November 21, 2023 (Investorideas.com Newswire) Crude oil prices have stabilized near the recent peak they reached last Friday, with gains of around 2.7% at $77.50 per barrel. This was attributed to concerns about the new sanctions imposed by the European Union on Russian oil, coinciding with increasing expectations of further OPEC cuts. This comes after the global economic slowdown has recently encouraged oil sellers.
OPEC+ is set to meet later this month, with the group believing that there may be a need for further production cuts to maintain oil prices above $80 per barrel. OPEC faced a strong reaction when it began supply reduction measures.
I believe that a potential factor for a decline in crude oil prices is the Venezuelan crisis. South American countries continue to take steps to boost production after the lifting of sanctions, potentially returning to suitable production levels by 2024, adding an additional challenge to oil supply and demand dynamics.
It is likely that U.S. inventories will see a slight increase this week, contributing to the continuation of the overall downward trend. Last week also witnessed an increase in U.S. oil inventories, the first in three weeks. I think this usually serves as an indicator of future production increases, supporting a further decline in prices.
Russia, the largest oil producer, and Saudi Arabia have consistently reduced their production throughout the year, leading to a decrease in global oil inventories and restraining the growth of global crude oil production in 2023. This aligns with the efforts of other OPEC+ members to maintain production at agreed-upon targets, further restricting global crude oil supply in 2023.
The Energy Information Administration expects the average OPEC+ crude oil production to be 38.2 million barrels per day in 2023, a decrease of 1.4 million barrels per day from 2022. This figure is expected to further decrease to 37.8 million barrels per day in 2024. With an expected increase in oil production outside OPEC by 2.2 million barrels per day in 2023, and continued growth in 2024 due to new projects in North and South America, I believe that the increasing production from outside OPEC, especially from the United States and Canada, will have a negative impact on medium- to long-term prices.

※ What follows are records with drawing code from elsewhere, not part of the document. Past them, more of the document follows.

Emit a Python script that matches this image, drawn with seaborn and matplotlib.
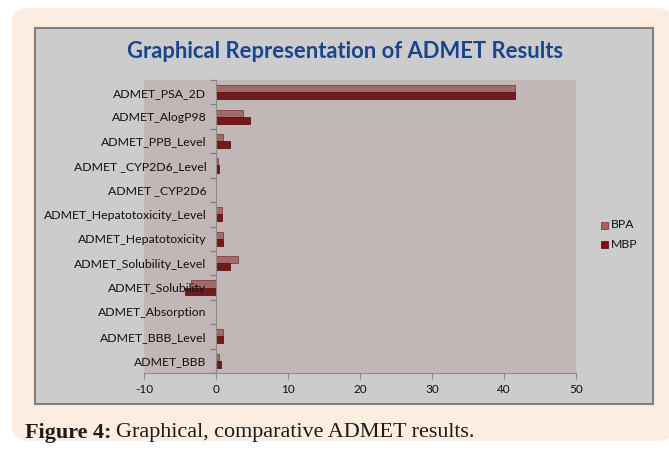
import pandas as pd
import matplotlib.pyplot as plt
from matplotlib.patches import FancyBboxPatch, Rectangle
from matplotlib.ticker import FixedLocator, NullFormatter
import seaborn as sns

sns.set_style('white')
plt.rcParams['font.family'] = ['Lato', 'DejaVu Sans']
plt.rcParams['axes.unicode_minus'] = False

# values
params = ['ADMET_PSA_2D', 'ADMET_AlogP98', 'ADMET_PPB_Level', 'ADMET _CYP2D6_Level',
          'ADMET _CYP2D6', 'ADMET_Hepatotoxicity_Level', 'ADMET_Hepatotoxicity',
          'ADMET_Solubility_Level', 'ADMET_Solubility', 'ADMET_Absorption',
          'ADMET_BBB_Level', 'ADMET_BBB']
bpa = [41.5, 3.7, 1.0, 0.3, 0.0, 0.8, 1.0, 3.0, -3.5, 0.0, 1.0, 0.4]
mbp = [41.5, 4.7, 2.0, 0.4, 0.0, 0.9, 1.0, 2.0, -4.3, 0.0, 1.0, 0.7]
compounds = ['BPA', 'MBP']
xticks = [-10, 0, 10, 20, 30, 40, 50]

df = pd.DataFrame({'param': params * 2,
                   'value': bpa + mbp,
                   'compound': ['BPA'] * len(params) + ['MBP'] * len(params)})

W, H = 669, 455
fig = plt.figure(figsize=(W / 100, H / 100), dpi=100)
fig.patch.set_facecolor('white')

### background panels
fig.patches.append(FancyBboxPatch((12 / W, 1 - 441 / H), 0.99, 433 / H,
                                  boxstyle='round,pad=0,rounding_size=0.03',
                                  transform=fig.transFigure, facecolor='#fdede0',
                                  edgecolor='none', zorder=0))
fig.patches.append(Rectangle((35 / W, 1 - 404 / H), 618 / W, 376 / H,
                             transform=fig.transFigure, facecolor='#cccccc',
                             edgecolor='#7f7f7f', linewidth=1.5, zorder=1))

ax = fig.add_axes([144 / W, 1 - 373 / H, 432 / W, 293 / H])
ax.set_zorder(2)
ax.set_facecolor('#c2b6b6')

sns.barplot(data=df, y='param', x='value', hue='compound', orient='h', order=params,
            hue_order=compounds, palette={'BPA': '#a86262', 'MBP': '#7a1010'},
            width=0.58, gap=0, errorbar=None, ax=ax, legend=False)
for bar, ec in zip(ax.patches, ['#8c3a3a'] * len(params) + ['#6a0c0c'] * len(params)):
    bar.set_edgecolor(ec)
    bar.set_linewidth(0.6)
    bar.set_zorder(1)

ax.set_xlim(-10, 50)
ax.set_ylim(len(params) - 0.5, -0.5)
ax.set_xticks(xticks)
ax.set_xlabel('')
ax.set_ylabel('')
ax.set_axisbelow(False)

# category axis crosses at 0, Excel style
for s in ['top', 'right']:
    ax.spines[s].set_visible(False)
ax.spines['left'].set_position(('data', 0))
ax.spines['left'].set_color('#8c8c8c')
ax.spines['bottom'].set_color('#8c8c8c')
ax.yaxis.set_minor_locator(FixedLocator([i - 0.5 for i in range(len(params) + 1)]))
ax.yaxis.set_minor_formatter(NullFormatter())
ax.tick_params(axis='y', which='major', length=0, labelsize=8.8, pad=7, colors='#111111')
ax.tick_params(axis='y', which='minor', length=4, width=0.9, direction='out',
               color='#808080', left=True)
ax.tick_params(axis='x', length=4, direction='out', color='#8c8c8c', labelsize=8.5,
               pad=4, bottom=True, labelcolor='#111111')

fig.text(0.516, 1 - 52 / H, 'Graphical Representation of ADMET Results', ha='center',
         va='center', fontsize=15.8, fontweight='bold', color='#1a448c', zorder=3)

### legend
for i, (c, ec) in enumerate([('#a86262', '#8c3a3a'), ('#7a1010', '#6a0c0c')]):
    y = 225 + i * 20
    fig.patches.append(Rectangle((601 / W, 1 - (y + 3.5) / H), 7 / W, 7 / H,
                                 transform=fig.transFigure, facecolor=c, edgecolor=ec,
                                 linewidth=0.6, zorder=3))
    fig.text(611 / W, 1 - y / H, compounds[i], va='center', fontsize=8.8, color='#111111',
             zorder=3)

### caption
cap1 = fig.text(25 / W, 1 - 433 / H, 'Figure 4:', va='center', fontsize=15.9,
                fontweight='bold', family='Liberation Serif', color='#1a1a1a')
bb = cap1.get_window_extent(renderer=fig.canvas.get_renderer())
fig.text(bb.x1 / W + 5 / W, 1 - 433 / H, 'Graphical, comparative ADMET results.',
         va='center', fontsize=15.9, family='Liberation Serif', color='#1a1a1a')

fig.savefig('out.png', dpi=100)
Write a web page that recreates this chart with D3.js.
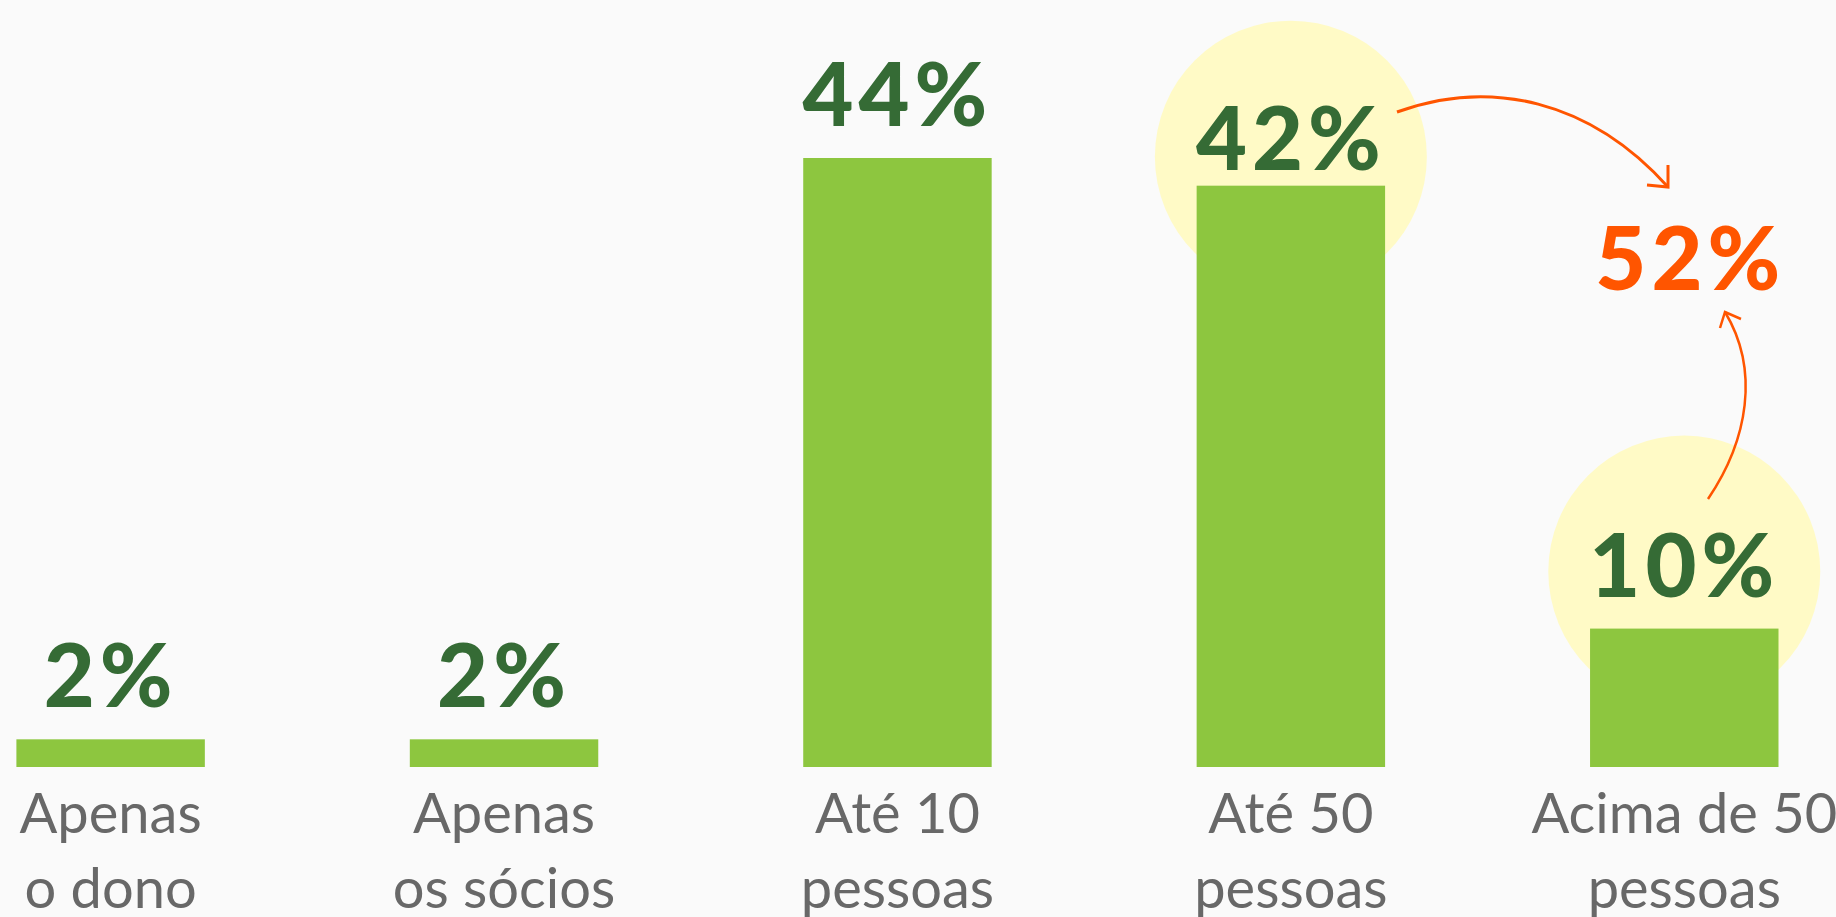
<!DOCTYPE html>
<html>
<head>
<meta charset="utf-8">
<script src="https://cdn.jsdelivr.net/npm/d3@7"></script>
<style>
  html, body { margin: 0; padding: 0; background: #fafafa; }
  svg { display: block; }
</style>
</head>
<body>
<svg id="chart" width="1836" height="917"></svg>
<script>
// ---- data ----
const categoryLine1 = ["Apenas", "Apenas", "Até 10", "Até 50", "Acima de 50"];
const categoryLine2 = ["o dono", "os sócios", "pessoas", "pessoas", "pessoas"];
const values = [2, 2, 44, 42, 10];
const valueLabels = ["2%", "2%", "44%", "42%", "10%"];
const highlighted = [3, 4];          // indices of circled bars
const combinedLabel = "52%";         // 42% + 10%

// ---- layout ----
const W = 1836, H = 917;
const svg = d3.select("#chart");
svg.append("rect").attr("width", W).attr("height", H).attr("fill", "#fafafa");

const x = d3.scaleBand()
  .domain(d3.range(values.length))
  .range([16.4, 1778.5])
  .paddingInner(0.521)
  .paddingOuter(0);

const y = d3.scaleLinear().domain([0, 44]).range([767, 158]);

const GREEN = "#8dc63f", DARK = "#356b35", ORANGE = "#ff5500", YELLOW = "#fffac6", GREY = "#686868";

// highlight circles (behind bars)
const circleDy = { 3: -29, 4: -57 };
svg.append("g").selectAll("circle")
  .data(highlighted)
  .join("circle")
  .attr("cx", i => x(i) + x.bandwidth() / 2)
  .attr("cy", i => y(values[i]) + circleDy[i])
  .attr("r", 136)
  .attr("fill", YELLOW);

// bars
svg.append("g").selectAll("rect")
  .data(values)
  .join("rect")
  .attr("x", (d, i) => x(i))
  .attr("y", d => y(d))
  .attr("width", x.bandwidth())
  .attr("height", d => y(0) - y(d))
  .attr("fill", GREEN);

// value labels
const labelGap = { 3: 16 };
svg.append("g").selectAll("text")
  .data(values)
  .join("text")
  .attr("x", (d, i) => x(i) + x.bandwidth() / 2)
  .attr("y", (d, i) => y(d) - (labelGap[i] !== undefined ? labelGap[i] : 32))
  .attr("text-anchor", "middle")
  .attr("font-family", "Lato, 'Open Sans', sans-serif")
  .attr("font-weight", 900)
  .attr("font-size", 88)
  .attr("letter-spacing", 5)
  .attr("fill", DARK)
  .text((d, i) => valueLabels[i]);

// category labels
const cat = svg.append("g")
  .attr("font-family", "Lato, 'Open Sans', sans-serif")
  .attr("font-weight", 400)
  .attr("font-size", 56)
  .attr("fill", GREY)
  .attr("text-anchor", "middle");
cat.selectAll("text.l1")
  .data(categoryLine1)
  .join("text")
  .attr("class", "l1")
  .attr("x", (d, i) => x(i) + x.bandwidth() / 2)
  .attr("y", y(0) + 66)
  .text(d => d);
cat.selectAll("text.l2")
  .data(categoryLine2)
  .join("text")
  .attr("class", "l2")
  .attr("x", (d, i) => x(i) + x.bandwidth() / 2)
  .attr("y", y(0) + 141)
  .text(d => d);

// combined label
const cx4 = x(4) + x.bandwidth() / 2;
svg.append("text")
  .attr("x", cx4 + 6)
  .attr("y", 290)
  .attr("text-anchor", "middle")
  .attr("font-family", "Lato, 'Open Sans', sans-serif")
  .attr("font-weight", 900)
  .attr("font-size", 88)
  .attr("letter-spacing", 5)
  .attr("fill", ORANGE)
  .text(combinedLabel);

// arrows
const arrows = svg.append("g")
  .attr("fill", "none")
  .attr("stroke", ORANGE)
  .attr("stroke-width", 3)
  .attr("stroke-linecap", "butt");

const p1 = d3.path();
p1.moveTo(1397, 112);
p1.bezierCurveTo(1490, 78, 1590, 100, 1668, 187);
arrows.append("path").attr("d", p1.toString());
const h1 = d3.path();
h1.moveTo(1668, 165); h1.lineTo(1668, 187); h1.lineTo(1647, 185);
arrows.append("path").attr("d", h1.toString());

const p2 = d3.path();
p2.moveTo(1708, 499);
p2.bezierCurveTo(1748, 440, 1760, 370, 1725, 312);
arrows.append("path").attr("d", p2.toString()).attr("stroke-width", 2.5);
const h2 = d3.path();
h2.moveTo(1720, 328); h2.lineTo(1725, 312); h2.lineTo(1741, 319);
arrows.append("path").attr("d", h2.toString()).attr("stroke-width", 2.5);
</script>
</body>
</html>
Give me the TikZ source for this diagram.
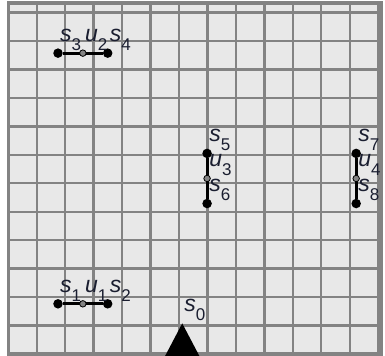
\documentclass[tikz,border=0pt]{standalone}
\usepackage{fontspec}
\setmainfont{Liberation Sans}
\definecolor{gridbg}{HTML}{E8E8E8}
\definecolor{gridgray}{HTML}{838383}
\definecolor{labcol}{HTML}{1A1E30}
\newcommand\lbl[2]{\textit{#1}\raisebox{-9pt}{\fontsize{17}{17}\selectfont #2}}
\begin{document}
\begin{tikzpicture}[x=24.85pt,y=25.07pt,
  gridline/.style={draw=gridgray,line width=2.4pt},
  bigdot/.style={circle,fill=black,inner sep=0pt,minimum size=9.5pt},
  smalldot/.style={circle,fill=gridgray,draw=black,line width=0.8pt,inner sep=0pt,minimum size=6.5pt},
  seg/.style={draw=black,line width=3pt},
  lab/.style={anchor=south west,inner sep=0pt,xshift=2pt,yshift=2.5pt,font=\fontsize{23}{23}\selectfont,text=labcol}]
\useasboundingbox (-0.334,-0.08) rectangle (15.16,14.12);
\fill[gridbg] (0,0) rectangle (15,14);
\draw[gridline] (0,0) grid (15,14);
\draw[gridline,line width=3.2pt] (0,0) rectangle (15,14);
% points
\node[bigdot] (s1) at (2,2) {};
\node[bigdot] (s2) at (4,2) {};
\node[bigdot] (s3) at (2,12) {};
\node[bigdot] (s4) at (4,12) {};
\node[bigdot] (s5) at (8,8) {};
\node[bigdot] (s6) at (8,6) {};
\node[bigdot] (s7) at (14,8) {};
\node[bigdot] (s8) at (14,6) {};
\draw[seg] (s1) -- (s2);
\draw[seg] (s3) -- (s4);
\draw[seg] (s5) -- (s6);
\draw[seg] (s7) -- (s8);
\node[smalldot] (u1) at (3,2) {};
\node[smalldot] (u2) at (3,12) {};
\node[smalldot] (u3) at (8,7) {};
\node[smalldot] (u4) at (14,7) {};
% robot
\coordinate (s0) at (7,1.22);
\fill[black] (s0) -- (6.3,-0.1) -- (7.7,-0.1) -- cycle;
% labels
\node[lab] (ls0) at (s0) {\lbl{s}{0}};
\node[lab] (ls1) at (s1.center) {\lbl{s}{1}};
\node[lab] (lu1) at (u1.center) {\lbl{u}{1}};
\node[lab] (ls2) at (s2.center) {\lbl{s}{2}};
\node[lab] (ls3) at (s3.center) {\lbl{s}{3}};
\node[lab] (lu2) at (u2.center) {\lbl{u}{2}};
\node[lab] (ls4) at (s4.center) {\lbl{s}{4}};
\node[lab] (ls5) at (s5.center) {\lbl{s}{5}};
\node[lab] (lu3) at (u3.center) {\lbl{u}{3}};
\node[lab] (ls6) at (s6.center) {\lbl{s}{6}};
\node[lab] (ls7) at (s7.center) {\lbl{s}{7}};
\node[lab] (lu4) at (u4.center) {\lbl{u}{4}};
\node[lab] (ls8) at (s8.center) {\lbl{s}{8}};
\end{tikzpicture}
\end{document}
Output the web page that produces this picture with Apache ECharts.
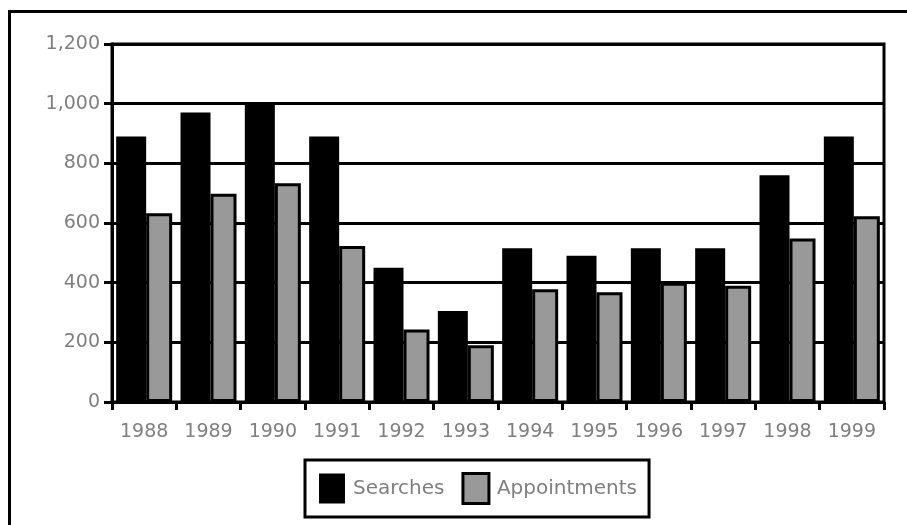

In my opinion, the main factor contributing to the expected decline in oil demand is concerns surrounding global economic development, with China and the Eurozone leading these worries. Many countries will face conditions of "inflationary recession" due to rising interest rates and inflation. The tight monetary policies adopted by most central banks worldwide have hindered both consumer and corporate activities. However, if China succeeds in stimulating its economy in response to the recent disappointing economic reports, there may be a sustained upward trend in oil prices in the near future.
From the above chart, the Energy Information Administration's expectations become clear: a combination of production cuts and increased demand is anticipated to lead to a decrease in global oil inventories, consequently causing oil prices to rise by the end of this year.
In the agency's research report, attention is drawn to the shift in global oil inventories from an increase in the first half to a decrease in the second half of 2023. During the first half, oil inventories increased at a daily rate of 600,000 barrels, and it is expected that this rate will decrease to 400,000 barrels per day in the second half. This suggests modest increases in inventories during 2024, which could negatively impact prices in the future.
Technical Analysis of the Oil (WTI) Prices:
The analysis of today's oil market suggests that the average production of OPEC+ crude oil may reach 38.2 million barrels per day for the remainder of 2023. This is approximately 1.4 million barrels per day less than the production in the same period of 2022. It is expected that oil prices will rise in the fourth quarter above the $100 per barrel level. However, this scenario remains a subject of debate regarding whether the price can sustainably close above this level after a strong third-quarter performance.
From my perspective, technical analysis indicates the difficulty of surpassing the current price resistance at $77.50 per barrel due to the price entering the overbought zone and the emergence of negative signals on the charts of technical indicators. As for the expected upward scenario between $95-100 for Brent crude and $90-95 for crude oil, it seems unrealistic currently in the face of declining oil demand. This coincides with the expectations of the U.S. Energy Information Administration for lower prices in the future, given the current decrease in oil demand.
From a technical standpoint, both crude oil and Brent crude saw an increase today, with both rising by approximately 2.7%. Some technical indicators suggest the possibility of the current recovery continuing within the overbought zone, as the daily candle closed near the peak. Despite the downward price gap during the weekend, oil prices continued to rise, now facing stubborn resistance near the 200-day moving average, which is around $78.13.
Looking at the chart, the price movement still maintains an overall bearish trend, and there needs to be a daily closing candle above the $78.55 level to confirm any continuation of the current upward movement. This would be a positive sign that prices could rise, reaching levels around $80 per barrel. However, the failure to break the mentioned resistance could lead to a retest of recent support levels or a potential new decline targeting the support zone at $70.12.